[Begin]

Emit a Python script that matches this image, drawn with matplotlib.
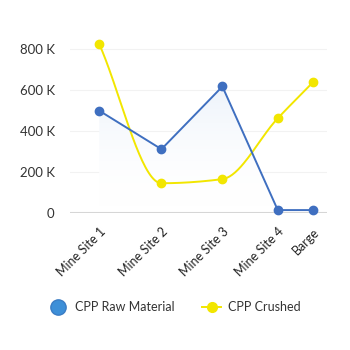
import numpy as np
import matplotlib.pyplot as plt
import matplotlib.transforms as mtransforms
from matplotlib.colors import LinearSegmentedColormap
from matplotlib.lines import Line2D
from matplotlib.patches import Polygon

plt.rcParams['font.family'] = ['Lato', 'DejaVu Sans']

sites = ['Mine Site 1', 'Mine Site 2', 'Mine Site 3', 'Mine Site 4', 'Barge']
raw_material = [500e3, 312e3, 618e3, 15e3, 15e3]
crushed = [825e3, 146e3, 166e3, 463e3, 640e3]
yticks = [0, 200e3, 400e3, 600e3, 800e3]
ytick_labels = ['0', '200 K', '400 K', '600 K', '800 K']

BLUE = '#3f6fc0'
YELLOW = '#f2e600'

# category slots are not evenly spaced on this axis
xpos = np.array([0, 1, 1.98, 2.87, 3.44])


def monotone(x, y, n=40):
    # monotone cubic (Fritsch-Carlson) through the points
    x = np.asarray(x, float)
    y = np.asarray(y, float)
    h = np.diff(x)
    d = np.diff(y) / h
    m = np.zeros_like(y)
    m[0], m[-1] = d[0], d[-1]
    for i in range(1, len(y) - 1):
        if d[i - 1] * d[i] <= 0:
            m[i] = 0
        else:
            w1 = 2 * h[i] + h[i - 1]
            w2 = h[i] + 2 * h[i - 1]
            m[i] = (w1 + w2) / (w1 / d[i - 1] + w2 / d[i])
    xs, ys = [], []
    for i in range(len(h)):
        t = np.linspace(0, 1, n)
        h00 = 2 * t**3 - 3 * t**2 + 1
        h10 = t**3 - 2 * t**2 + t
        h01 = -2 * t**3 + 3 * t**2
        h11 = t**3 - t**2
        xs.append(x[i] + t * h[i])
        ys.append(h00 * y[i] + h10 * h[i] * m[i] + h01 * y[i + 1] + h11 * h[i] * m[i + 1])
    return np.concatenate(xs), np.concatenate(ys)


fig = plt.figure(figsize=(3.5, 3.5), dpi=100)
ax = fig.add_axes([0.2, 0.391, 0.734, 0.527])
ax.set_xlim(-0.47, 3.66)
ax.set_ylim(0, 900e3)

for s in ax.spines.values():
    s.set_visible(False)
for v in yticks[1:]:
    ax.axhline(v, color='#f2f2f2', lw=0.8, zorder=0)
ax.axhline(0, color='#d6d6d6', lw=2.2, zorder=2.5)

# faint gradient under the raw material line
grad = np.linspace(1, 0, 256).reshape(-1, 1) ** 2
fade = LinearSegmentedColormap.from_list('fade', ['#ffffff', '#edf3fb'])
img = ax.imshow(grad, cmap=fade, aspect='auto', interpolation='bilinear',
                extent=[xpos[0], xpos[-1], 0, max(raw_material)], zorder=1)
poly = Polygon(np.column_stack([np.r_[xpos, xpos[-1], xpos[0]],
                                np.r_[raw_material, 0, 0]]),
               closed=True, transform=ax.transData)
img.set_clip_path(poly)

ax.plot(xpos, raw_material, color=BLUE, lw=1.4, marker='o', ms=6,
        zorder=3, clip_on=False)
sx, sy = monotone(xpos, crushed)
ax.plot(sx, sy, color=YELLOW, lw=1.4, zorder=2, clip_on=False)
ax.plot(xpos, crushed, 'o', color=YELLOW, ms=6, zorder=2, clip_on=False)

ax.set_yticks(yticks)
ax.set_yticklabels(ytick_labels, fontsize=9.5, color='#333333')
ax.set_xticks(xpos)
ax.set_xticklabels(sites, rotation=45, ha='right', rotation_mode='anchor',
                   fontsize=9, color='#222222')
shift = mtransforms.ScaledTranslation(5 / 100, 0, fig.dpi_scale_trans)
for lbl in ax.get_xticklabels():
    lbl.set_transform(lbl.get_transform() + shift)
ax.tick_params(length=0, pad=9)
ax.tick_params(axis='y', pad=11)

handles = [
    Line2D([], [], ls='none', marker='o', ms=11, color='#3d8fd8',
           markeredgecolor='#3a7cc4'),
    Line2D([], [], color=YELLOW, lw=1.4, marker='o', ms=7),
]
fig.legend(handles, ['CPP Raw Material', 'CPP Crushed'], loc='center',
           bbox_to_anchor=(0.5, 0.123), ncol=2, frameon=False, fontsize=9,
           handlelength=1.5, columnspacing=2.2, handletextpad=0.6,
           labelcolor='#333333')

fig.savefig('out.png', dpi=100, facecolor='white')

[End]

◆ **Instruction**
Your copy of the data should match it exactly, except that pictures are left out.

◆ **Result**
Emit a Python script that matches this image, drawn with matplotlib.
import numpy as np
import matplotlib.pyplot as plt
import matplotlib.transforms as mtransforms
from matplotlib.colors import LinearSegmentedColormap
from matplotlib.lines import Line2D
from matplotlib.patches import Polygon

plt.rcParams['font.family'] = ['Lato', 'DejaVu Sans']

sites = ['Mine Site 1', 'Mine Site 2', 'Mine Site 3', 'Mine Site 4', 'Barge']
raw_material = [500e3, 312e3, 618e3, 15e3, 15e3]
crushed = [825e3, 146e3, 166e3, 463e3, 640e3]
yticks = [0, 200e3, 400e3, 600e3, 800e3]
ytick_labels = ['0', '200 K', '400 K', '600 K', '800 K']

BLUE = '#3f6fc0'
YELLOW = '#f2e600'

# category slots are not evenly spaced on this axis
xpos = np.array([0, 1, 1.98, 2.87, 3.44])


def monotone(x, y, n=40):
    # monotone cubic (Fritsch-Carlson) through the points
    x = np.asarray(x, float)
    y = np.asarray(y, float)
    h = np.diff(x)
    d = np.diff(y) / h
    m = np.zeros_like(y)
    m[0], m[-1] = d[0], d[-1]
    for i in range(1, len(y) - 1):
        if d[i - 1] * d[i] <= 0:
            m[i] = 0
        else:
            w1 = 2 * h[i] + h[i - 1]
            w2 = h[i] + 2 * h[i - 1]
            m[i] = (w1 + w2) / (w1 / d[i - 1] + w2 / d[i])
    xs, ys = [], []
    for i in range(len(h)):
        t = np.linspace(0, 1, n)
        h00 = 2 * t**3 - 3 * t**2 + 1
        h10 = t**3 - 2 * t**2 + t
        h01 = -2 * t**3 + 3 * t**2
        h11 = t**3 - t**2
        xs.append(x[i] + t * h[i])
        ys.append(h00 * y[i] + h10 * h[i] * m[i] + h01 * y[i + 1] + h11 * h[i] * m[i + 1])
    return np.concatenate(xs), np.concatenate(ys)


fig = plt.figure(figsize=(3.5, 3.5), dpi=100)
ax = fig.add_axes([0.2, 0.391, 0.734, 0.527])
ax.set_xlim(-0.47, 3.66)
ax.set_ylim(0, 900e3)

for s in ax.spines.values():
    s.set_visible(False)
for v in yticks[1:]:
    ax.axhline(v, color='#f2f2f2', lw=0.8, zorder=0)
ax.axhline(0, color='#d6d6d6', lw=2.2, zorder=2.5)

# faint gradient under the raw material line
grad = np.linspace(1, 0, 256).reshape(-1, 1) ** 2
fade = LinearSegmentedColormap.from_list('fade', ['#ffffff', '#edf3fb'])
img = ax.imshow(grad, cmap=fade, aspect='auto', interpolation='bilinear',
                extent=[xpos[0], xpos[-1], 0, max(raw_material)], zorder=1)
poly = Polygon(np.column_stack([np.r_[xpos, xpos[-1], xpos[0]],
                                np.r_[raw_material, 0, 0]]),
               closed=True, transform=ax.transData)
img.set_clip_path(poly)

ax.plot(xpos, raw_material, color=BLUE, lw=1.4, marker='o', ms=6,
        zorder=3, clip_on=False)
sx, sy = monotone(xpos, crushed)
ax.plot(sx, sy, color=YELLOW, lw=1.4, zorder=2, clip_on=False)
ax.plot(xpos, crushed, 'o', color=YELLOW, ms=6, zorder=2, clip_on=False)

ax.set_yticks(yticks)
ax.set_yticklabels(ytick_labels, fontsize=9.5, color='#333333')
ax.set_xticks(xpos)
ax.set_xticklabels(sites, rotation=45, ha='right', rotation_mode='anchor',
                   fontsize=9, color='#222222')
shift = mtransforms.ScaledTranslation(5 / 100, 0, fig.dpi_scale_trans)
for lbl in ax.get_xticklabels():
    lbl.set_transform(lbl.get_transform() + shift)
ax.tick_params(length=0, pad=9)
ax.tick_params(axis='y', pad=11)

handles = [
    Line2D([], [], ls='none', marker='o', ms=11, color='#3d8fd8',
           markeredgecolor='#3a7cc4'),
    Line2D([], [], color=YELLOW, lw=1.4, marker='o', ms=7),
]
fig.legend(handles, ['CPP Raw Material', 'CPP Crushed'], loc='center',
           bbox_to_anchor=(0.5, 0.123), ncol=2, frameon=False, fontsize=9,
           handlelength=1.5, columnspacing=2.2, handletextpad=0.6,
           labelcolor='#333333')

fig.savefig('out.png', dpi=100, facecolor='white')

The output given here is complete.